Exercise directions —
The listing below begins with the first line you should copy; stop after the line containing "yticks = [0.00, 0.01, 0.02, 0.03, 0.04, 0.05]", and drop every picture.

Dataset entries —
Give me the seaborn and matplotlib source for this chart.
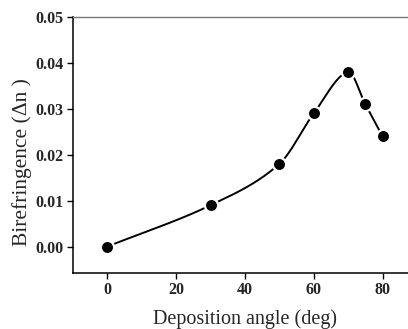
import numpy as np
import pandas as pd
import matplotlib
matplotlib.use("Agg")
import matplotlib.pyplot as plt
import seaborn as sns

# measured points
angle = [0, 30, 50, 60, 70, 75, 80]
biref = [0.000, 0.009, 0.018, 0.029, 0.038, 0.031, 0.024]
xticks = [0, 20, 40, 60, 80]
yticks = [0.00, 0.01, 0.02, 0.03, 0.04, 0.05]


def smooth_curve(xs, ys, n=40):
    # cubic hermite through the points, finite-difference tangents
    xs = np.asarray(xs, float)
    ys = np.asarray(ys, float)
    m = np.empty_like(ys)
    m[0] = (ys[1] - ys[0]) / (xs[1] - xs[0])
    m[-1] = (ys[-1] - ys[-2]) / (xs[-1] - xs[-2])
    m[1:-1] = (ys[2:] - ys[:-2]) / (xs[2:] - xs[:-2])
    px, py = [], []
    for i in range(len(xs) - 1):
        h = xs[i + 1] - xs[i]
        t = np.linspace(0, 1, n, endpoint=False)
        h00 = 2 * t**3 - 3 * t**2 + 1
        h10 = t**3 - 2 * t**2 + t
        h01 = -2 * t**3 + 3 * t**2
        h11 = t**3 - t**2
        px.extend(xs[i] + t * h)
        py.extend(h00 * ys[i] + h10 * h * m[i] + h01 * ys[i + 1] + h11 * h * m[i + 1])
    px.append(xs[-1])
    py.append(ys[-1])
    return pd.DataFrame({"x": px, "y": py})


sns.set_style("ticks")
plt.rcParams["font.family"] = ["Liberation Serif", "DejaVu Serif"]

fig = plt.figure(figsize=(4.08, 3.29), dpi=100)
ax = fig.add_axes([0.1789, 0.1711, 0.843, 0.7772])

curve = smooth_curve(angle, biref)
sns.lineplot(data=curve, x="x", y="y", ax=ax, color="black", linewidth=1.4,
             sort=False, estimator=None)
pts = pd.DataFrame({"angle": angle, "biref": biref})
ax.plot(pts["angle"], pts["biref"], linestyle="none", marker="o",
        markersize=9.5, markerfacecolor="black", markeredgecolor="white",
        markeredgewidth=1.6, zorder=3)

ax.set_xlim(-10, 90)
ax.set_ylim(-0.0057, 0.05)
ax.set_xticks(xticks)
ax.set_yticks(yticks)
ax.set_xticklabels([str(v) for v in xticks])
ax.set_yticklabels([f"{v:.2f}" for v in yticks])
for lab in ax.get_xticklabels() + ax.get_yticklabels():
    lab.set_fontweight("bold")
    lab.set_fontsize(11.5)
ax.tick_params(direction="out", length=4.3, width=1, color="black", pad=2.5)

for side in ["left", "bottom"]:
    ax.spines[side].set_color("black")
    ax.spines[side].set_linewidth(1.1)
ax.spines["top"].set_color("#777777")
ax.spines["top"].set_linewidth(1.0)
ax.spines["right"].set_visible(False)

ax.set_xlabel("Deposition angle (deg)", fontsize=14.5)
ax.set_ylabel("Birefringence (\u0394n )", fontsize=15.5)
ax.xaxis.set_label_coords(0.5, -0.142)
ax.yaxis.set_label_coords(-0.119, 0.431)

fig.savefig("out.png", dpi=100)
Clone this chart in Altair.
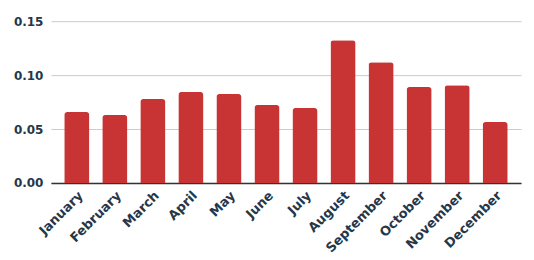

Result —
Give me the seaborn and matplotlib source for this chart.
import numpy as np
import pandas as pd
import matplotlib
matplotlib.use("Agg")
import matplotlib.pyplot as plt
import seaborn as sns

# measured points
angle = [0, 30, 50, 60, 70, 75, 80]
biref = [0.000, 0.009, 0.018, 0.029, 0.038, 0.031, 0.024]
xticks = [0, 20, 40, 60, 80]
yticks = [0.00, 0.01, 0.02, 0.03, 0.04, 0.05]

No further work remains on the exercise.